It’s not that they’ve added sesame where there was none before, it’s that they’re having to declare that sesame might be there. It’s great news for people with sesame allergies and has no effect on those that don’t.
The law requires you either have no sesame contact at all (as in not even having sesame based products travel on the same belts), or you list sesame as an ingredient.
But you can't just list ingredients that aren't in your food: "travelled on the same belt as sesame" isn't enough. So they actually went and added sesame.
Though it's weird that the FDA don't just allow a 'may contain traces' warning, many countries do.
The reason is that such information is useless. If someone has a sesame allergy, they can not eat the food that "may contain traces" anyway. So actually having a definitive boolean _hasSesame is far more useful information, and will lead to less accounts of confusion.

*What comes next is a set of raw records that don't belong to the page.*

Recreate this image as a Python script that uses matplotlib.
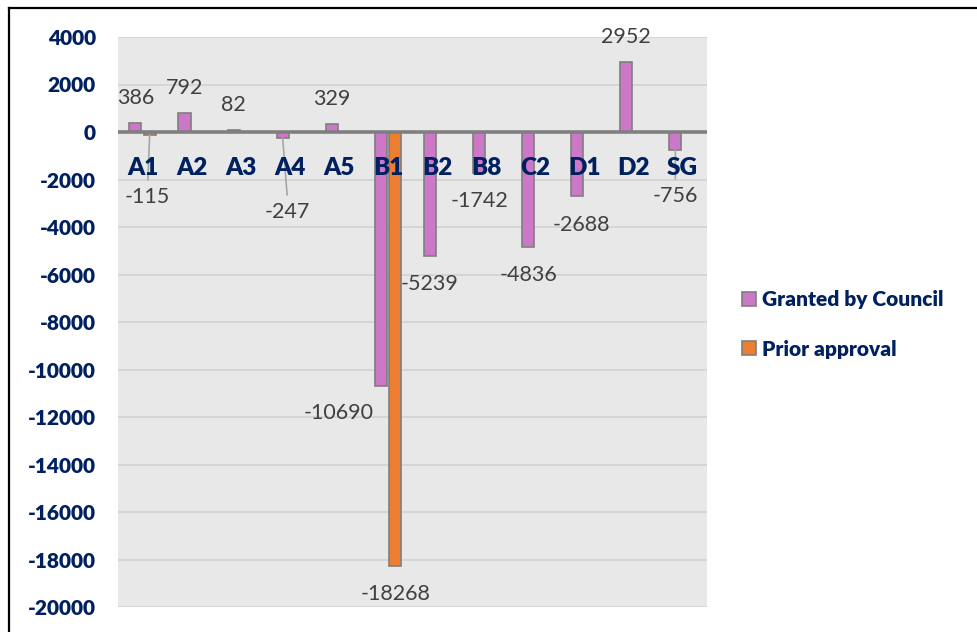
#! /usr/bin/env python3
# Granted by Council vs Prior approval, per use class

import numpy as np
import matplotlib
matplotlib.use("Agg")
import matplotlib.pyplot as plt
from matplotlib.patches import Patch
from matplotlib.lines import Line2D

# Data
categories = ["A1", "A2", "A3", "A4", "A5", "B1", "B2", "B8", "C2", "D1", "D2", "SG"]
granted = [386, 792, 82, -247, 329, -10690, -5239, -1742, -4836, -2688, 2952, -756]
prior = [-115, np.nan, np.nan, np.nan, np.nan, -18268, np.nan, np.nan, np.nan, np.nan, np.nan, np.nan]
yticks = list(range(-20000, 4001, 2000))

# Styling
purple = "#CC77C8"
orange = "#ED7D31"
edge = "#7F7F7F"
navy = "#002060"
lblcol = "#404040"
fonts = ["Lato", "DejaVu Sans"]
plt.rcParams['font.family'] = fonts

W, H, dpi = 977, 632, 100.0
fig = plt.figure(figsize=(W/dpi, H/dpi), dpi=dpi)
ax = fig.add_axes([118/W, 25/H, 589/W, 570/H])
ax.set_facecolor("#E8E8E8")

x = np.arange(len(categories))
bw = 0.245
off = 0.145
ax.bar(x - off, granted, bw, color=purple, edgecolor=edge, linewidth=1.2, zorder=3)
ax.bar(x + off, prior, bw, color=orange, edgecolor=edge, linewidth=1.2, zorder=3)

ax.set_xlim(-0.5, len(categories) - 0.5)
ax.set_ylim(-20000, 4000)
ax.set_yticks(yticks)
ax.set_yticklabels([str(v) for v in yticks], fontsize=15, fontweight="heavy", color=navy)
ax.tick_params(axis="y", length=0, pad=16)
ax.set_xticks([])
for s in ax.spines.values():
	s.set_visible(False)
ax.grid(axis="y", color="#D4D4D4", linewidth=1.3, zorder=0)
ax.set_axisbelow(True)
ax.axhline(0, color=edge, linewidth=2.6, zorder=4)

# category names sit just under the zero line
for i, c in enumerate(categories):
	ax.annotate(c, xy=(i, 0), xytext=(0, -36), textcoords="offset pixels",
				ha="center", va="center", fontsize=17.5, fontweight="heavy", color=navy, zorder=6)

# data labels: (dx, dy) pixel offsets from bar tip, leader line flag
gOffsets = {3: (5, -74, True), 5: (-42, -27), 9: (4, -29), 11: (0, -46, True)}
pOffsets = {0: (-2, -62, True)}

def label(xpos, v, o):
	if np.isnan(v):
		return
	dx, dy = (o[0], o[1]) if o else (0, 25 if v > 0 else -28)
	lead = o is not None and len(o) > 2
	kw = {}
	if lead:
		kw["arrowprops"] = dict(arrowstyle="-", color="#A6A6A6", lw=1.2,
								shrinkA=3, shrinkB=0, relpos=(0.5, 1.0))
	ax.annotate(str(int(v)), xy=(xpos, v), xytext=(dx, dy), textcoords="offset pixels",
				ha="center", va="center", fontsize=15.5, color=lblcol, zorder=5, **kw)

for i, v in enumerate(granted):
	label(i - off, v, gOffsets.get(i))
for i, v in enumerate(prior):
	label(i + off, v, pOffsets.get(i))

# Legend
handles = [Patch(facecolor=purple, edgecolor=edge, linewidth=1.2),
		   Patch(facecolor=orange, edgecolor=edge, linewidth=1.2)]
fig.legend(handles, ["Granted by Council", "Prior approval"], loc="center left",
		   bbox_to_anchor=(742/W, 1 - 324.5/H), frameon=False, borderpad=0, borderaxespad=0,
		   handlelength=0.65, handleheight=0.65, handletextpad=0.3, labelspacing=1.45,
		   prop=dict(family=fonts, weight="heavy", size=15), labelcolor=navy)

# outer frame (cut off at right/bottom like the source)
fig.add_artist(Line2D([9/W, 1], [1 - 8/H, 1 - 8/H], color="black", lw=1.6, transform=fig.transFigure))
fig.add_artist(Line2D([9/W, 9/W], [0, 1 - 8/H], color="black", lw=1.6, transform=fig.transFigure))

fig.savefig("out.png", dpi=dpi, facecolor="white")
plt.close(fig)
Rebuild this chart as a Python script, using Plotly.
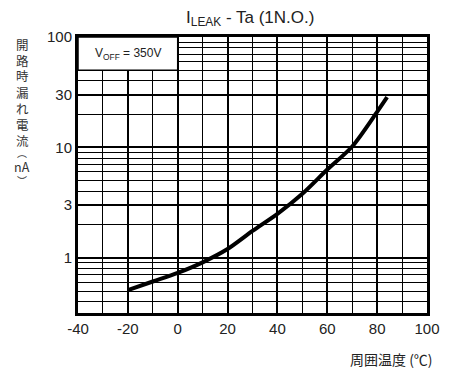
import plotly.graph_objects as go

temps = [-20, -10, 0, 10, 20, 30, 40, 50, 60, 70, 80, 84]
leak_nA = [0.51, 0.61, 0.73, 0.91, 1.2, 1.75, 2.5, 3.8, 6.3, 10.2, 21, 28.5]

x_ticks = [-40, -20, 0, 20, 40, 60, 80, 100]
x_minor = [-30, -10, 10, 30, 50, 70, 90]
y_ticks = [1, 3, 10, 30, 100]
y_minor = [0.4, 0.5, 0.6, 0.7, 0.8, 0.9, 2, 4, 5, 6, 7, 8, 9, 20, 40, 50, 60, 70, 80, 90]

y_title_chars = ["開", "路", "時", "漏", "れ", "電", "流"]

FONT = "Liberation Sans, Arial, sans-serif"
CJK = "Noto Sans CJK JP, sans-serif"

fig = go.Figure()
fig.add_trace(go.Scatter(x=temps, y=leak_nA, mode="lines",
                         line=dict(color="black", width=4, shape="spline", smoothing=0.8),
                         showlegend=False))

fig.update_layout(
    width=455, height=372,
    margin=dict(l=78, r=28, t=37, b=59),
    paper_bgcolor="white", plot_bgcolor="white",
    font=dict(family=FONT, color="#222", size=15),
    title=dict(text="I<sub>LEAK</sub> - Ta (1N.O.)", x=0.55, xanchor="center",
               y=0.955, yanchor="middle", font=dict(size=17, family=FONT, color="#222")),
)
fig.update_xaxes(range=[-40, 100], tickvals=x_ticks, ticktext=[str(v) for v in x_ticks],
                 showgrid=True, gridcolor="black", gridwidth=2,
                 minor=dict(tickvals=x_minor, showgrid=True, gridcolor="black", gridwidth=1),
                 showline=True, linecolor="black", linewidth=3, mirror=True,
                 ticks="", zeroline=False, tickfont=dict(size=15))
fig.update_yaxes(type="log", range=[-0.5, 2], tickvals=y_ticks,
                 ticktext=[str(v) for v in y_ticks],
                 showgrid=True, gridcolor="black", gridwidth=1.5,
                 minor=dict(tickvals=y_minor, showgrid=True, gridcolor="black", gridwidth=1),
                 showline=True, linecolor="black", linewidth=3, mirror=True,
                 ticks="", zeroline=False, tickfont=dict(size=15))

# legend-like box
fig.add_shape(type="rect", xref="x", yref="y", x0=-40, x1=0, y0=50, y1=100,
              fillcolor="white", line=dict(color="black", width=1.5), layer="above")
fig.add_annotation(x=-20, y=1.85, xref="x", yref="y", yanchor="middle",
                   text="V<sub>OFF</sub> = 350V", showarrow=False,
                   font=dict(size=12, family=FONT, color="#222"))

# y-axis title (vertical Japanese), one character per line
YT_X = -0.16
def ypaper(ypix):
    return 1 - (ypix - 37) / 276

for i, ch in enumerate(y_title_chars):
    fig.add_annotation(xref="paper", yref="paper", x=YT_X, y=ypaper(44 + 16 * i),
                       xanchor="center", yanchor="middle", text=ch, showarrow=False,
                       font=dict(size=12.5, family=CJK, color="#333"))
for txt, ypix, fs in [("︵", 152, 10), ("nA", 166, 12.5), ("︶", 180, 10)]:
    fig.add_annotation(xref="paper", yref="paper", x=YT_X, y=ypaper(ypix),
                       xanchor="center", yanchor="middle", text=txt, showarrow=False,
                       font=dict(size=fs, family=CJK, color="#333"))
# x-axis title
fig.add_annotation(xref="paper", yref="paper", x=1.023, y=-0.123, xanchor="right", yanchor="top",
                   text="周囲温度 (℃)", showarrow=False,
                   font=dict(size=14, family=CJK, color="#222"))

fig.write_html("out.html")
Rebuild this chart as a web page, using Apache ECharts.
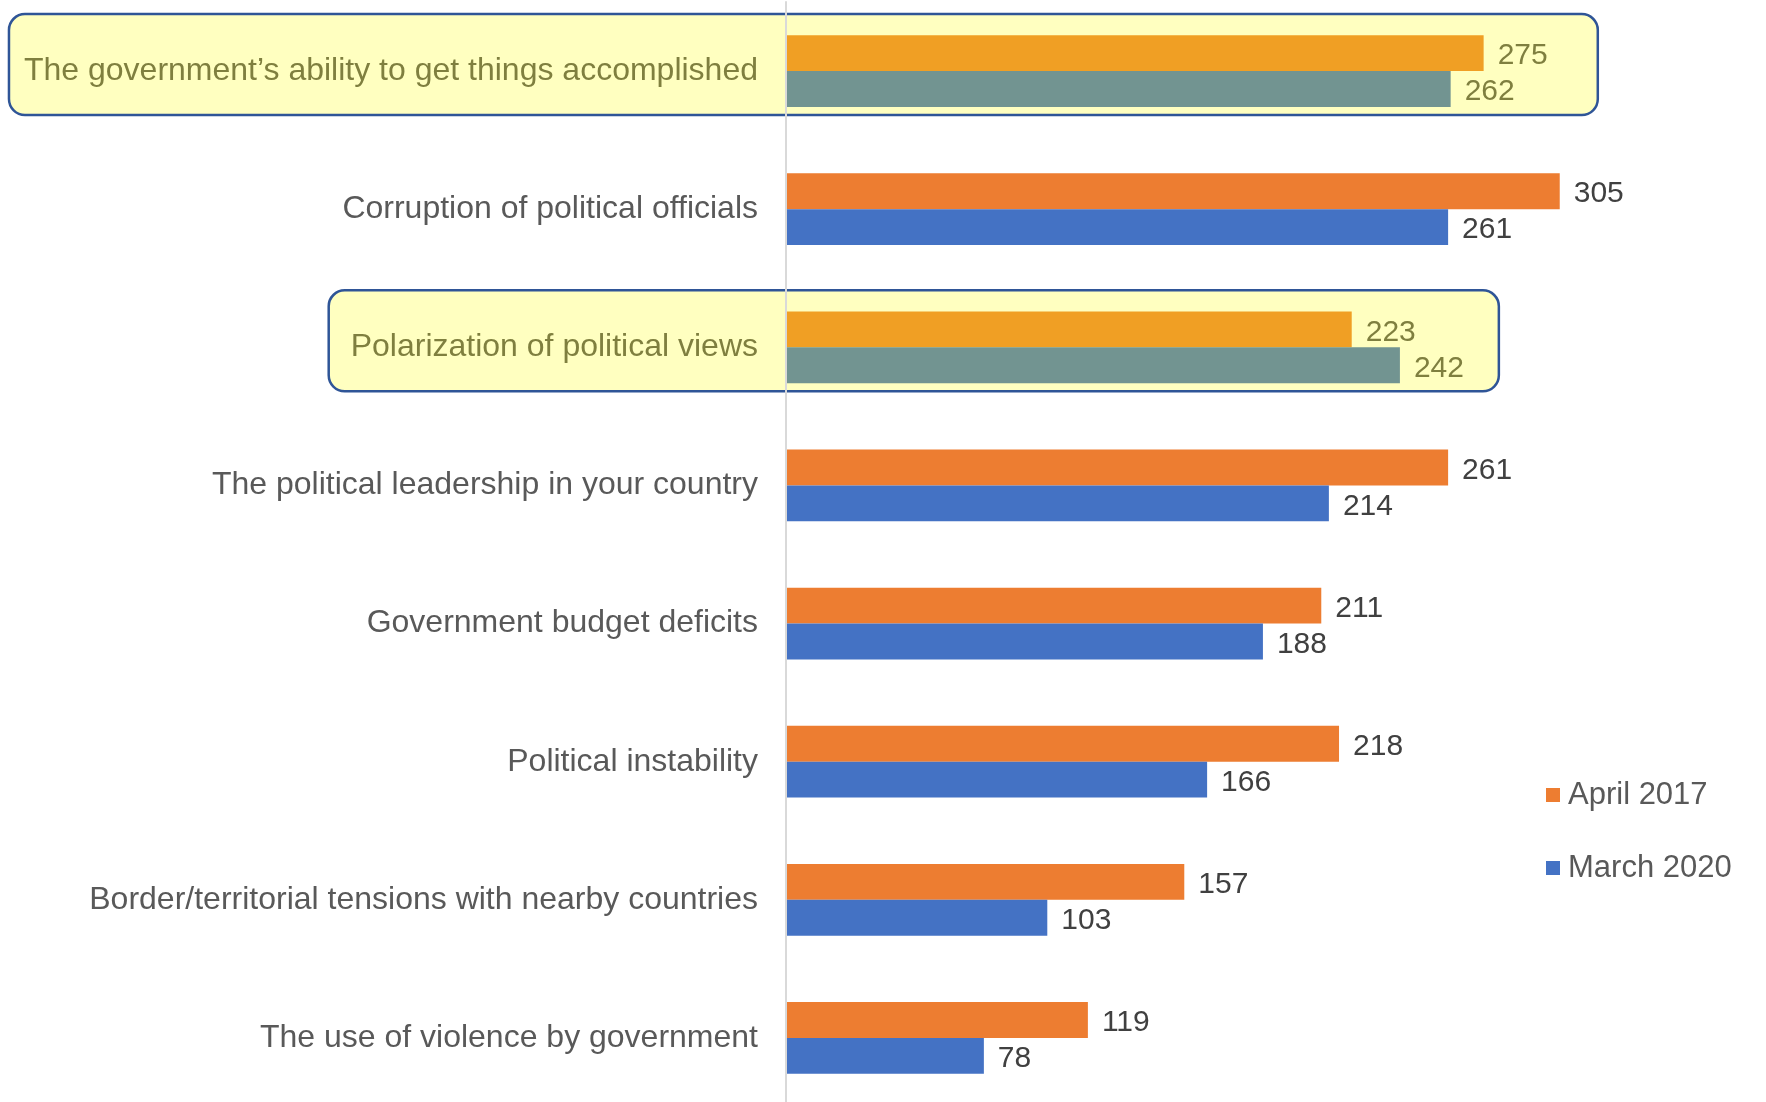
<!DOCTYPE html>
<html>
<head>
<meta charset="utf-8">
<title>Political risk concerns</title>
<script src="https://cdn.jsdelivr.net/npm/echarts@6/dist/echarts.min.js"></script>
<style>
  html, body { margin: 0; padding: 0; background: #ffffff; }
  #chart { width: 1766px; height: 1102px; }
</style>
</head>
<body>
<div id="chart"></div>
<script>
// Categories, top to bottom
const categories = [
  'The government\u2019s ability to get things accomplished',
  'Corruption of political officials',
  'Polarization of political views',
  'The political leadership in your country',
  'Government budget deficits',
  'Political instability',
  'Border/territorial tensions with nearby countries',
  'The use of violence by government'
];
const april2017 = [275, 305, 223, 261, 211, 218, 157, 119];
const march2020 = [262, 261, 242, 214, 188, 166, 103, 78];
const seriesNames = ['April 2017', 'March 2020'];

// Rows called out with a boxed background, and where each box ends on the value scale
const highlighted = [0, 2];
const boxEndValue = { 0: 320, 2: 281 };
const boxPad = { 0: 15, 2: 22 };

const FONT = '"Liberation Sans", Arial, Helvetica, sans-serif';
const COLORS = { april: '#ED7D31', march: '#4472C4', aprilHi: '#F09F24', marchHi: '#729491' };
const TEXT = '#595959', VALUE = '#404040', OLIVE = '#7F7F3F';

function buildData(values, normal, hi) {
  return values.map((v, i) => {
    const isHi = highlighted.includes(i);
    return {
      value: v,
      itemStyle: { color: isHi ? hi : normal },
      label: { color: isHi ? OLIVE : VALUE }
    };
  });
}

const chart = echarts.init(document.getElementById('chart'), null, { renderer: 'canvas' });

const labelStyle = {
  show: true, position: 'right', distance: 14, offset: [0, 3],
  fontFamily: FONT, fontSize: 30
};

chart.setOption({
  animation: false,
  backgroundColor: '#ffffff',
  grid: { left: 786, top: 2, width: 964, height: 1105, containLabel: false, outerBoundsMode: 'none' },
  xAxis: {
    type: 'value', min: 0, max: 380, show: false,
    splitLine: { show: false }
  },
  yAxis: {
    type: 'category', data: categories, inverse: true, z: 3,
    axisLine: { show: true, lineStyle: { color: '#D9D9D9', width: 2 } },
    axisTick: { show: false },
    axisLabel: {
      margin: 28, fontFamily: FONT, fontSize: 32, padding: [5, 0, 0, 0],
      color: (val, idx) => highlighted.includes(idx) ? OLIVE : TEXT
    }
  },
  legend: {
    orient: 'vertical', left: 1541, top: 774, itemGap: 41,
    icon: 'rect', itemWidth: 14, itemHeight: 14,
    textStyle: { fontFamily: FONT, fontSize: 31, color: TEXT, lineHeight: 32, padding: [0, 0, 0, 3] },
    data: seriesNames
  },
  series: [
    {
      name: seriesNames[0], type: 'bar', barGap: '0%', barCategoryGap: '48%',
      itemStyle: { color: COLORS.april },
      label: labelStyle,
      data: buildData(april2017, COLORS.april, COLORS.aprilHi)
    },
    {
      name: seriesNames[1], type: 'bar', barGap: '0%', barCategoryGap: '48%',
      itemStyle: { color: COLORS.march },
      label: labelStyle,
      data: buildData(march2020, COLORS.march, COLORS.marchHi)
    }
  ]
});

// Rounded boxes behind the highlighted rows, placed from the axes' own scales
function measure(text, size) {
  const ctx = document.createElement('canvas').getContext('2d');
  ctx.font = size + 'px ' + FONT;
  return ctx.measureText(text).width;
}

function drawBoxes() {
  const axisX = chart.convertToPixel({ xAxisIndex: 0 }, 0);
  const elements = highlighted.map(i => {
    const cy = chart.convertToPixel({ yAxisIndex: 0 }, categories[i]);
    const right = chart.convertToPixel({ xAxisIndex: 0 }, boxEndValue[i]);
    const left = axisX - 28 - measure(categories[i], 32) - boxPad[i];
    return {
      type: 'rect', z: -10, silent: true,
      shape: { x: left, y: cy - 57, width: right - left, height: 101, r: 16 },
      style: { fill: '#FFFFC0', stroke: '#2F5597', lineWidth: 2.5 }
    };
  });
  chart.setOption({ graphic: { elements } });
}
drawBoxes();
</script>
</body>
</html>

Just as an example, my son's friend is allergic. Can I, as a parent of a friend, give to this child food with the "may contain traces" label? Will every parent of a friend make the same decision? With the new labeling, the answer is much clearer.
They added it where there was none before. People with allergies to sesame were eating bread at Olive Garden and Chick-Fil-A just fine before this legislation and now they can't.
> Though it's weird that the FDA don't just allow a 'may contain traces' warning, many countries do
The FDA always allowed that. But by naming it a major allergen the "Contain" statement becomes mandatory, and the "May Contain" statement doesn't satisfy that.
they've added sesame where there was none before
If it was obvious it was none there wouldn't be an issue.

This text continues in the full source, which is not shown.